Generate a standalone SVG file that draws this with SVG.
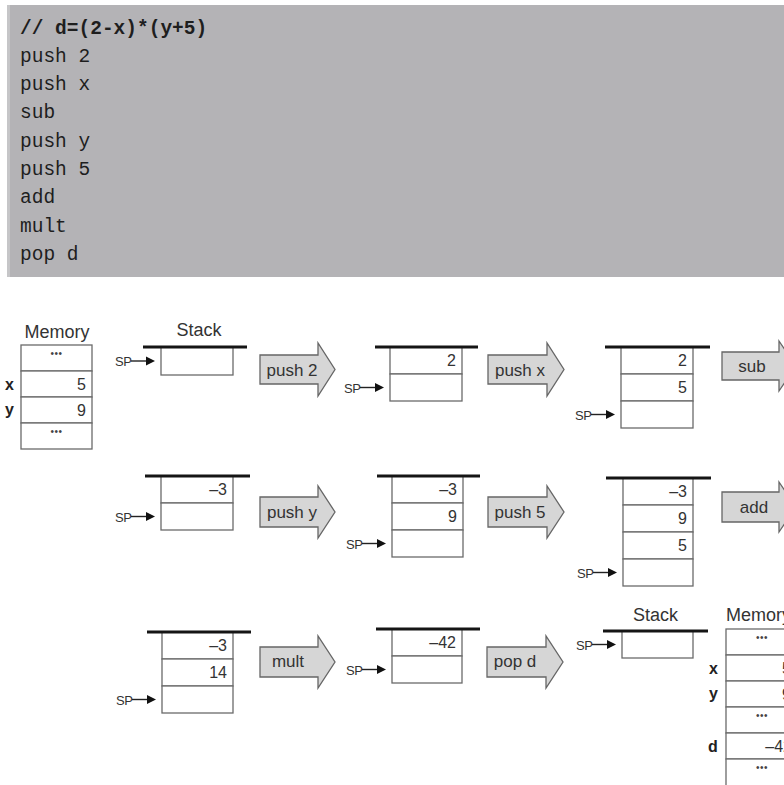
<svg xmlns="http://www.w3.org/2000/svg" width="784" height="785" viewBox="0 0 784 785">
<style>
.code{font-family:"Liberation Mono","Courier New",monospace;font-size:19.5px;fill:#1e1e1e}
.codeb{font-weight:bold}
.cell{fill:#fff;stroke:#6a6a6a;stroke-width:1.3}
.top{stroke:#151515;stroke-width:3}
.val{font-family:"Liberation Sans",Arial,sans-serif;font-size:16px;fill:#333;text-anchor:end}
.sp{font-family:"Liberation Sans",Arial,sans-serif;font-size:13px;fill:#333;letter-spacing:-0.5px}
.spl{stroke:#222;stroke-width:1.4}
.sph{fill:#111}
.op{fill:#d6d6d6;stroke:#666;stroke-width:1.3;stroke-linejoin:miter}
.opl{font-family:"Liberation Sans",Arial,sans-serif;font-size:17px;fill:#333;text-anchor:middle}
.ttl{font-family:"Liberation Sans",Arial,sans-serif;font-size:18px;fill:#333;text-anchor:middle}
.lbl{font-family:"Liberation Sans",Arial,sans-serif;font-size:16px;font-weight:bold;fill:#222}
.dots{font-family:"Liberation Sans",Arial,sans-serif;font-size:10px;fill:#444;text-anchor:middle;letter-spacing:0.5px}
</style>
<rect width="784" height="785" fill="#fff"/>

<g id="code">
<rect x="7" y="5" width="777" height="272" fill="#b4b3b6"/>
<rect x="7" y="5" width="3" height="272" fill="#c6c6c8"/>
<text class="code codeb" x="20" y="33.5">// d=(2-x)*(y+5)</text>
<text class="code" x="20" y="61.8">push 2</text>
<text class="code" x="20" y="90.1">push x</text>
<text class="code" x="20" y="118.4">sub</text>
<text class="code" x="20" y="146.7">push y</text>
<text class="code" x="20" y="175">push 5</text>
<text class="code" x="20" y="203.3">add</text>
<text class="code" x="20" y="231.6">mult</text>
<text class="code" x="20" y="260">pop d</text>
</g>

<g id="memory-before">
<text class="ttl" x="57" y="338">Memory</text>
<rect class="cell" x="21" y="345" width="71" height="26"/>
<rect class="cell" x="21" y="371" width="71" height="26"/>
<rect class="cell" x="21" y="397" width="71" height="26"/>
<rect class="cell" x="21" y="423" width="71" height="26"/>
<text class="dots" x="56.5" y="357">•••</text>
<text class="lbl" x="5" y="390">x</text>
<text class="val" x="86" y="389.7">5</text>
<text class="lbl" x="5" y="415">y</text>
<text class="val" x="86" y="415.7">9</text>
<text class="dots" x="56.5" y="435">•••</text>
</g>

<g id="stack-initial">
<text class="ttl" x="199" y="336">Stack</text>
<rect class="cell" x="161" y="347" width="72" height="28"/>
<line class="top" x1="143" y1="347" x2="247" y2="347"/>
<text class="sp" x="115" y="366">SP</text>
<line class="spl" x1="131" y1="361" x2="148" y2="361"/>
<polygon class="sph" points="146,356.5 155,361 146,365.5"/>
</g>

<g id="stack-push2">
<rect class="cell" x="390" y="347" width="72" height="27"/>
<rect class="cell" x="390" y="374" width="72" height="27"/>
<line class="top" x1="375" y1="347" x2="478" y2="347"/>
<text class="val" x="456" y="366.2">2</text>
<text class="sp" x="344" y="392.5">SP</text>
<line class="spl" x1="360" y1="387.5" x2="377" y2="387.5"/>
<polygon class="sph" points="375,383 384,387.5 375,392"/>
</g>

<g id="stack-pushx">
<rect class="cell" x="621" y="347" width="72" height="27"/>
<rect class="cell" x="621" y="374" width="72" height="27"/>
<rect class="cell" x="621" y="401" width="72" height="27"/>
<line class="top" x1="605" y1="347" x2="710" y2="347"/>
<text class="val" x="687" y="366.2">2</text>
<text class="val" x="687" y="393.2">5</text>
<text class="sp" x="575" y="419.5">SP</text>
<line class="spl" x1="591" y1="414.5" x2="608" y2="414.5"/>
<polygon class="sph" points="606,410 615,414.5 606,419"/>
</g>

<g id="stack-sub">
<rect class="cell" x="161" y="476" width="72" height="27"/>
<rect class="cell" x="161" y="503" width="72" height="27"/>
<line class="top" x1="145" y1="476" x2="250" y2="476"/>
<text class="val" x="227" y="495.2">–3</text>
<text class="sp" x="115" y="521.5">SP</text>
<line class="spl" x1="131" y1="516.5" x2="148" y2="516.5"/>
<polygon class="sph" points="146,512 155,516.5 146,521"/>
</g>

<g id="stack-pushy">
<rect class="cell" x="392" y="476" width="71" height="27"/>
<rect class="cell" x="392" y="503" width="71" height="27"/>
<rect class="cell" x="392" y="530" width="71" height="27"/>
<line class="top" x1="377" y1="476" x2="480" y2="476"/>
<text class="val" x="457" y="495.2">–3</text>
<text class="val" x="457" y="522.2">9</text>
<text class="sp" x="346" y="548.5">SP</text>
<line class="spl" x1="362" y1="543.5" x2="379" y2="543.5"/>
<polygon class="sph" points="377,539 386,543.5 377,548"/>
</g>

<g id="stack-push5">
<rect class="cell" x="623" y="478" width="70" height="27"/>
<rect class="cell" x="623" y="505" width="70" height="27"/>
<rect class="cell" x="623" y="532" width="70" height="27"/>
<rect class="cell" x="623" y="559" width="70" height="27"/>
<line class="top" x1="606" y1="478" x2="711" y2="478"/>
<text class="val" x="687" y="497.2">–3</text>
<text class="val" x="687" y="524.2">9</text>
<text class="val" x="687" y="551.2">5</text>
<text class="sp" x="577" y="577.5">SP</text>
<line class="spl" x1="593" y1="572.5" x2="610" y2="572.5"/>
<polygon class="sph" points="608,568 617,572.5 608,577"/>
</g>

<g id="stack-add">
<rect class="cell" x="162" y="632" width="71" height="27"/>
<rect class="cell" x="162" y="659" width="71" height="27"/>
<rect class="cell" x="162" y="686" width="71" height="27"/>
<line class="top" x1="147" y1="632" x2="251" y2="632"/>
<text class="val" x="227" y="651.2">–3</text>
<text class="val" x="227" y="678.2">14</text>
<text class="sp" x="116" y="704.5">SP</text>
<line class="spl" x1="132" y1="699.5" x2="149" y2="699.5"/>
<polygon class="sph" points="147,695 156,699.5 147,704"/>
</g>

<g id="stack-mult">
<rect class="cell" x="392" y="629" width="70" height="27"/>
<rect class="cell" x="392" y="656" width="70" height="27"/>
<line class="top" x1="376" y1="629" x2="480" y2="629"/>
<text class="val" x="456" y="648.2">–42</text>
<text class="sp" x="346" y="674.5">SP</text>
<line class="spl" x1="362" y1="669.5" x2="379" y2="669.5"/>
<polygon class="sph" points="377,665 386,669.5 377,674"/>
</g>

<g id="stack-popd">
<text class="ttl" x="655.5" y="621">Stack</text>
<rect class="cell" x="622" y="631" width="71" height="27"/>
<line class="top" x1="603" y1="631" x2="708" y2="631"/>
<text class="sp" x="576" y="649.5">SP</text>
<line class="spl" x1="592" y1="644.5" x2="609" y2="644.5"/>
<polygon class="sph" points="607,640 616,644.5 607,649"/>
</g>

<g id="memory-after">
<text class="ttl" x="726" y="621" style="text-anchor:start">Memory</text>
<rect class="cell" x="726" y="629" width="71" height="26"/>
<rect class="cell" x="726" y="655" width="71" height="26"/>
<rect class="cell" x="726" y="681" width="71" height="26"/>
<rect class="cell" x="726" y="707" width="71" height="26"/>
<rect class="cell" x="726" y="733" width="71" height="26"/>
<rect class="cell" x="726" y="759" width="71" height="30"/>
<text class="dots" x="762" y="641">•••</text>
<text class="lbl" x="709" y="673.5">x</text>
<text class="val" x="791" y="673.7">5</text>
<text class="lbl" x="709" y="699">y</text>
<text class="val" x="791" y="699.7">9</text>
<text class="dots" x="762" y="719">•••</text>
<text class="lbl" x="708" y="751.5">d</text>
<text class="val" x="792" y="751.7">–42</text>
<text class="dots" x="762" y="771">•••</text>
</g>

<g id="connectors">
<g id="op-push2"><polygon class="op" points="260,355 318,355 318,343 335,369.5 318,396 318,384 260,384"/><text class="opl" x="292" y="375.5">push 2</text></g>
<g id="op-pushx"><polygon class="op" points="488,355 547,355 547,343 564,369.5 547,396 547,384 488,384"/><text class="opl" x="520" y="375.5">push x</text></g>
<g id="op-sub"><polygon class="op" points="722,352 779,352 779,341 796,366 779,391 779,380 722,380"/><text class="opl" x="752" y="372">sub</text></g>
<g id="op-pushy"><polygon class="op" points="260,497 318,497 318,486 335,512 318,538 318,527 260,527"/><text class="opl" x="292" y="518">push y</text></g>
<g id="op-push5"><polygon class="op" points="488,497 547,497 547,486 564,512 547,538 547,527 488,527"/><text class="opl" x="520" y="518">push 5</text></g>
<g id="op-add"><polygon class="op" points="722,492 779,492 779,482 796,507 779,532 779,522 722,522"/><text class="opl" x="754" y="513">add</text></g>
<g id="op-mult"><polygon class="op" points="260,647 318,647 318,636 335,662 318,688 318,677 260,677"/><text class="opl" x="288" y="667">mult</text></g>
<g id="op-popd"><polygon class="op" points="487,647 546,647 546,636 563,662 546,688 546,677 487,677"/><text class="opl" x="515" y="667">pop d</text></g>
</g>
</svg>
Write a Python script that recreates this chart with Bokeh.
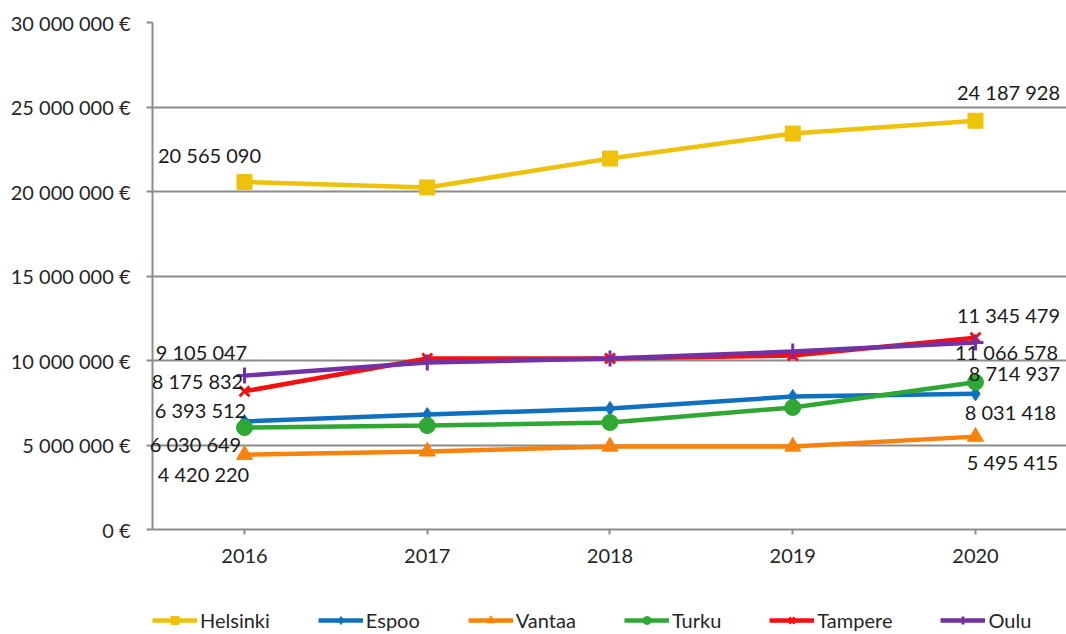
from bokeh.plotting import figure
from bokeh.layouts import column
from bokeh.models import (ColumnDataSource, Range1d, FixedTicker, CustomJSTickFormatter,
                          Legend, LegendItem)
from bokeh.core.properties import value
from bokeh.embed import file_html
from bokeh.resources import INLINE

# ---------------- data ----------------
years = [2016, 2017, 2018, 2019, 2020]
cities = ["Helsinki", "Espoo", "Vantaa", "Turku", "Tampere", "Oulu"]
helsinki = [20565090, 20240000, 21950000, 23430000, 24187928]
espoo = [6393512, 6800000, 7160000, 7870000, 8031418]
vantaa = [4420220, 4620000, 4910000, 4910000, 5495415]
turku = [6030649, 6150000, 6330000, 7220000, 8714937]
tampere = [8175832, 10120000, 10120000, 10300000, 11345479]
oulu = [9105047, 9880000, 10120000, 10530000, 11066578]
y_ticks = [0, 5000000, 10000000, 15000000, 20000000, 25000000, 30000000]

series = [helsinki, espoo, vantaa, turku, tampere, oulu]

# ---------------- styles ----------------
colors = ["#EEC10B", "#0F70C0", "#F7830E", "#2EA832", "#F50F0F", "#7232A4"]
markers = ["square", "diamond", "triangle", "circle", "x", "cross"]
msizes = [15, 14, 16, 16, 14, 16]
# label offsets (screen px) for first / last point
off_first = [(-35, -27), (-44, -11), (-41, 19), (-49, 16), (-47, -10), (-43, -24)]
off_last = [(33, -29), (35, 18), (37, 25), (39, -9), (33, -23), (31, 10)]

FONT = "Lato"
W = 1066

p = figure(width=W, height=580, output_backend="svg", toolbar_location=None,
           x_range=Range1d(2015.4966, 2020.498), y_range=Range1d(0, 30000000),
           min_border_left=152, min_border_top=22, min_border_bottom=51, min_border_right=0)
p.outline_line_color = None
p.background_fill_color = "white"
p.border_fill_color = "white"

# axes
p.xaxis.ticker = FixedTicker(ticks=years)
p.xaxis.formatter = CustomJSTickFormatter(code="return String(tick);")
p.yaxis.ticker = FixedTicker(ticks=y_ticks)
p.yaxis.formatter = CustomJSTickFormatter(
    code="return tick.toFixed(0).replace(/\\B(?=(\\d{3})+(?!\\d))/g, ' ') + ' €';")
for ax in (p.xaxis[0], p.yaxis[0]):
    ax.axis_line_color = "#8C8C8C"
    ax.axis_line_width = 2
    ax.major_tick_line_color = "#8C8C8C"
    ax.major_tick_line_width = 2
    ax.minor_tick_line_color = None
    ax.major_tick_in = 0
    ax.major_label_text_font = FONT
    ax.major_label_text_font_size = "20px"
    ax.major_label_text_color = "#262626"
p.xaxis.major_tick_out = 5
p.yaxis.major_tick_out = 6
p.xaxis.major_label_standoff = 14
p.yaxis.major_label_standoff = 16

p.xgrid.grid_line_color = None
p.ygrid.ticker = FixedTicker(ticks=y_ticks)
p.ygrid.grid_line_color = "#8C8C8C"
p.ygrid.grid_line_width = 2

# legend strip (separate small figure below the chart; frames are aligned by the column)
lg = figure(width=W, height=54, output_backend="svg", toolbar_location=None,
            x_range=Range1d(0, 1), y_range=Range1d(0, 1),
            min_border_left=0, min_border_right=0, min_border_top=0, min_border_bottom=0)
lg.axis.visible = False
lg.grid.grid_line_color = None
lg.outline_line_color = None

items = []
for name, vals, col, mk, ms in zip(cities, series, colors, markers, msizes):
    src = ColumnDataSource(dict(x=years, y=vals))
    lw = 3 if mk in ("x", "cross") else 1
    p.line("x", "y", source=src, line_color=col, line_width=4.5)
    p.scatter("x", "y", source=src, marker=mk, size=ms, fill_color=col,
              line_color=col, line_width=lw)
    # proxy renderers (same styling) living outside the legend strip's visible range
    proxy = ColumnDataSource(dict(x=[-5, -4], y=[-5, -5]))
    ln = lg.line("x", "y", source=proxy, line_color=col, line_width=4.5)
    sc = lg.scatter("x", "y", source=proxy, marker=mk, size=ms, fill_color=col,
                    line_color=col, line_width=lw)
    items.append(LegendItem(label=name, renderers=[ln, sc]))

# data labels at first and last year
for vals, o1, o2 in zip(series, off_first, off_last):
    for idx, off in ((0, o1), (len(years) - 1, o2)):
        v = vals[idx]
        txt = f"{v:,}".replace(",", " ")
        p.text(x=[years[idx]], y=[v], text=[txt], x_offset=off[0], y_offset=off[1],
               text_align="center", text_baseline="middle",
               text_font=value(FONT), text_font_size="20px", text_color="#1A1A1A",
               level="overlay")

legend = Legend(items=items, orientation="horizontal", location=(0, 2))
legend.glyph_width = 45
legend.glyph_height = 20
legend.label_standoff = 3
legend.spacing = 48
legend.padding = 0
legend.margin = 0
legend.border_line_color = None
legend.background_fill_alpha = 0
legend.label_text_font = FONT
legend.label_text_font_size = "20px"
legend.label_text_color = "#262626"
lg.add_layout(legend, "center")

layout = column(p, lg, spacing=0)
open("out.html", "w").write(file_html(layout, INLINE))
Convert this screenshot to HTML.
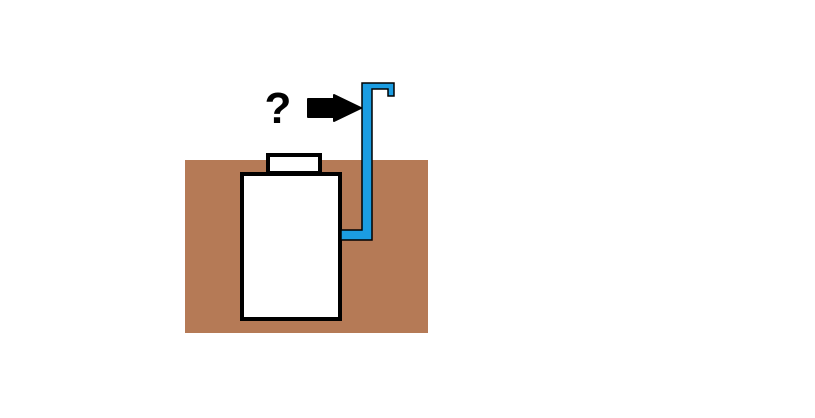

= = =

- _Exercise goal_
Copy word for word only the lines above from the one with "Write a Python" through the one with "from bokeh.resources import INLINE". Leave pictures out.

- _The completed task_
Write a Python script that recreates this chart with Bokeh.
from bokeh.plotting import figure
from bokeh.layouts import column
from bokeh.models import (ColumnDataSource, Range1d, FixedTicker, CustomJSTickFormatter,
                          Legend, LegendItem)
from bokeh.core.properties import value
from bokeh.embed import file_html
from bokeh.resources import INLINE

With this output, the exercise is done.